DATA PROVIDED =

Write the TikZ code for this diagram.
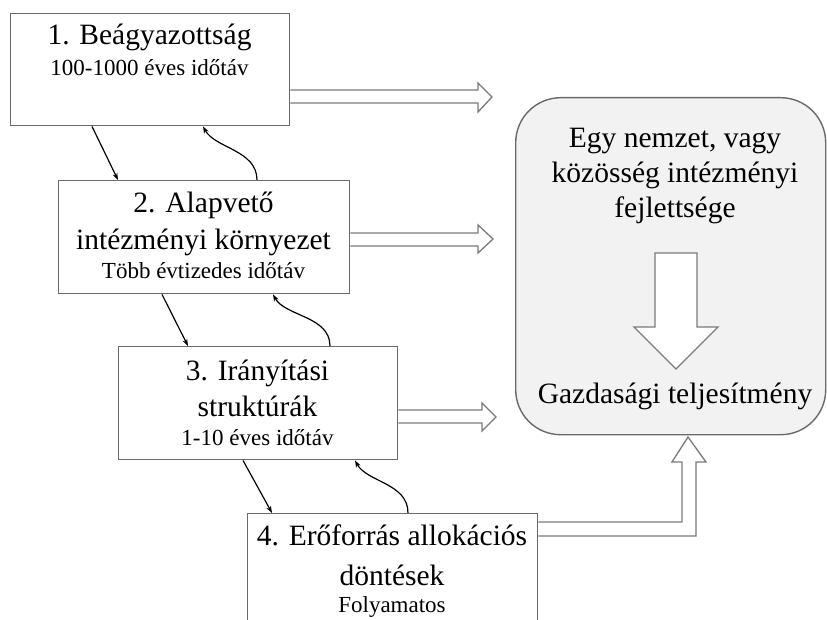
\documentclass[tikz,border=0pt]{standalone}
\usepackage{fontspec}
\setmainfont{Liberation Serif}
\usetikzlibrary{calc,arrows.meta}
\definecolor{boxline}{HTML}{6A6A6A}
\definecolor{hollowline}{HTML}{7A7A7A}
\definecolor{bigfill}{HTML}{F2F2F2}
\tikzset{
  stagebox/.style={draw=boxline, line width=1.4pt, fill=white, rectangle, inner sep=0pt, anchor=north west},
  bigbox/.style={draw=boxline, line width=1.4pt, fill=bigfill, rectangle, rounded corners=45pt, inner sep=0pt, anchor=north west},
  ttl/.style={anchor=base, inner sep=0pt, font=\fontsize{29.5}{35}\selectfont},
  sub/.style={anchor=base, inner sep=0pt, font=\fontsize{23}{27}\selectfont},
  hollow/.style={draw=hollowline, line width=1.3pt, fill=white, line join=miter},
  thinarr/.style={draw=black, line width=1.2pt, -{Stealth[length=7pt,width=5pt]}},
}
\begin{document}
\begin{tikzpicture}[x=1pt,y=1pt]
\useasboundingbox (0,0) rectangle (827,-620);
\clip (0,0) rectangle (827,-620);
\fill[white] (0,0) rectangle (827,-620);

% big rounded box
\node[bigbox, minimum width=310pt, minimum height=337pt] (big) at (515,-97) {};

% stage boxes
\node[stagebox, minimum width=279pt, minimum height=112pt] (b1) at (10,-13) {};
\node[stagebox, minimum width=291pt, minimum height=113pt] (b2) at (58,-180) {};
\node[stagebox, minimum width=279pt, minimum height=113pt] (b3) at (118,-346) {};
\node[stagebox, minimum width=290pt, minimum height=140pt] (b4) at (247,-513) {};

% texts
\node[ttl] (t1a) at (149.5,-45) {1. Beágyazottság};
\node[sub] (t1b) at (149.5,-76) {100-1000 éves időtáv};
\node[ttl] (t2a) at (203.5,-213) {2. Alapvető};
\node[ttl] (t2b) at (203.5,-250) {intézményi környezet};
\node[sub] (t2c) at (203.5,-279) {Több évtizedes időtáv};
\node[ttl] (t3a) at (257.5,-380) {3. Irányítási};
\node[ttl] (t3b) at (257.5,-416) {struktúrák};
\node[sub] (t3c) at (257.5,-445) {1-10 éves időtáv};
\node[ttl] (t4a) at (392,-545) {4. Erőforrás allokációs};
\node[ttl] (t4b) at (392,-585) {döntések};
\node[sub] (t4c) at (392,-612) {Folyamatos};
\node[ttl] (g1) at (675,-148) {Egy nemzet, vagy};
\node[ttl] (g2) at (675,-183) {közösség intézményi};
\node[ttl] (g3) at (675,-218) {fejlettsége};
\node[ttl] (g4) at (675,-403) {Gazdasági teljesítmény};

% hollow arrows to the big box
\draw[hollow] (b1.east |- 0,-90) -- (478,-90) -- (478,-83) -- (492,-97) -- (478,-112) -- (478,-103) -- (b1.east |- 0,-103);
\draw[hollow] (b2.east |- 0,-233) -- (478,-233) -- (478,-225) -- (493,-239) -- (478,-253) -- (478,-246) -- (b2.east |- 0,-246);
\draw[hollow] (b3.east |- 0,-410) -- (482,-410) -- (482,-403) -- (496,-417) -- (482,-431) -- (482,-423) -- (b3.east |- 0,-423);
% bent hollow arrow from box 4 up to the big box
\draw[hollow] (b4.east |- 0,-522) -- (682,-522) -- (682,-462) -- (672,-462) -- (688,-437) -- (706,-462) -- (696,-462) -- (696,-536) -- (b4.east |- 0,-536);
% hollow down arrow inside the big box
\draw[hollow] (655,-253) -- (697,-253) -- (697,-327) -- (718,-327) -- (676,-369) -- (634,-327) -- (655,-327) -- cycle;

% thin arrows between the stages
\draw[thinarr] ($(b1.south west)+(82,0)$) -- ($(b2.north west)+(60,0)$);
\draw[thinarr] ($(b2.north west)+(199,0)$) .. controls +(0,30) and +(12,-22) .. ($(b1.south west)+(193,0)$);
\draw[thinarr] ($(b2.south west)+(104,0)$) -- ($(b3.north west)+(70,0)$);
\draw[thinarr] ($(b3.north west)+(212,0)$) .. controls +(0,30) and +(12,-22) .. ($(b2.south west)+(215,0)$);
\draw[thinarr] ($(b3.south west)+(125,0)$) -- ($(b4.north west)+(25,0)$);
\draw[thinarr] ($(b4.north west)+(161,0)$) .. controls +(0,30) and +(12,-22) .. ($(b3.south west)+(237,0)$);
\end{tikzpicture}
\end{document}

SET EXERCISE = Reproduce the full listing faithfully, but do not carry over any pictures.

FINISHED TASK =
Write the TikZ code for this diagram.
\documentclass[tikz,border=0pt]{standalone}
\usepackage{fontspec}
\setmainfont{Liberation Serif}
\usetikzlibrary{calc,arrows.meta}
\definecolor{boxline}{HTML}{6A6A6A}
\definecolor{hollowline}{HTML}{7A7A7A}
\definecolor{bigfill}{HTML}{F2F2F2}
\tikzset{
  stagebox/.style={draw=boxline, line width=1.4pt, fill=white, rectangle, inner sep=0pt, anchor=north west},
  bigbox/.style={draw=boxline, line width=1.4pt, fill=bigfill, rectangle, rounded corners=45pt, inner sep=0pt, anchor=north west},
  ttl/.style={anchor=base, inner sep=0pt, font=\fontsize{29.5}{35}\selectfont},
  sub/.style={anchor=base, inner sep=0pt, font=\fontsize{23}{27}\selectfont},
  hollow/.style={draw=hollowline, line width=1.3pt, fill=white, line join=miter},
  thinarr/.style={draw=black, line width=1.2pt, -{Stealth[length=7pt,width=5pt]}},
}
\begin{document}
\begin{tikzpicture}[x=1pt,y=1pt]
\useasboundingbox (0,0) rectangle (827,-620);
\clip (0,0) rectangle (827,-620);
\fill[white] (0,0) rectangle (827,-620);

% big rounded box
\node[bigbox, minimum width=310pt, minimum height=337pt] (big) at (515,-97) {};

% stage boxes
\node[stagebox, minimum width=279pt, minimum height=112pt] (b1) at (10,-13) {};
\node[stagebox, minimum width=291pt, minimum height=113pt] (b2) at (58,-180) {};
\node[stagebox, minimum width=279pt, minimum height=113pt] (b3) at (118,-346) {};
\node[stagebox, minimum width=290pt, minimum height=140pt] (b4) at (247,-513) {};

% texts
\node[ttl] (t1a) at (149.5,-45) {1. Beágyazottság};
\node[sub] (t1b) at (149.5,-76) {100-1000 éves időtáv};
\node[ttl] (t2a) at (203.5,-213) {2. Alapvető};
\node[ttl] (t2b) at (203.5,-250) {intézményi környezet};
\node[sub] (t2c) at (203.5,-279) {Több évtizedes időtáv};
\node[ttl] (t3a) at (257.5,-380) {3. Irányítási};
\node[ttl] (t3b) at (257.5,-416) {struktúrák};
\node[sub] (t3c) at (257.5,-445) {1-10 éves időtáv};
\node[ttl] (t4a) at (392,-545) {4. Erőforrás allokációs};
\node[ttl] (t4b) at (392,-585) {döntések};
\node[sub] (t4c) at (392,-612) {Folyamatos};
\node[ttl] (g1) at (675,-148) {Egy nemzet, vagy};
\node[ttl] (g2) at (675,-183) {közösség intézményi};
\node[ttl] (g3) at (675,-218) {fejlettsége};
\node[ttl] (g4) at (675,-403) {Gazdasági teljesítmény};

% hollow arrows to the big box
\draw[hollow] (b1.east |- 0,-90) -- (478,-90) -- (478,-83) -- (492,-97) -- (478,-112) -- (478,-103) -- (b1.east |- 0,-103);
\draw[hollow] (b2.east |- 0,-233) -- (478,-233) -- (478,-225) -- (493,-239) -- (478,-253) -- (478,-246) -- (b2.east |- 0,-246);
\draw[hollow] (b3.east |- 0,-410) -- (482,-410) -- (482,-403) -- (496,-417) -- (482,-431) -- (482,-423) -- (b3.east |- 0,-423);
% bent hollow arrow from box 4 up to the big box
\draw[hollow] (b4.east |- 0,-522) -- (682,-522) -- (682,-462) -- (672,-462) -- (688,-437) -- (706,-462) -- (696,-462) -- (696,-536) -- (b4.east |- 0,-536);
% hollow down arrow inside the big box
\draw[hollow] (655,-253) -- (697,-253) -- (697,-327) -- (718,-327) -- (676,-369) -- (634,-327) -- (655,-327) -- cycle;

% thin arrows between the stages
\draw[thinarr] ($(b1.south west)+(82,0)$) -- ($(b2.north west)+(60,0)$);
\draw[thinarr] ($(b2.north west)+(199,0)$) .. controls +(0,30) and +(12,-22) .. ($(b1.south west)+(193,0)$);
\draw[thinarr] ($(b2.south west)+(104,0)$) -- ($(b3.north west)+(70,0)$);
\draw[thinarr] ($(b3.north west)+(212,0)$) .. controls +(0,30) and +(12,-22) .. ($(b2.south west)+(215,0)$);
\draw[thinarr] ($(b3.south west)+(125,0)$) -- ($(b4.north west)+(25,0)$);
\draw[thinarr] ($(b4.north west)+(161,0)$) .. controls +(0,30) and +(12,-22) .. ($(b3.south west)+(237,0)$);
\end{tikzpicture}
\end{document}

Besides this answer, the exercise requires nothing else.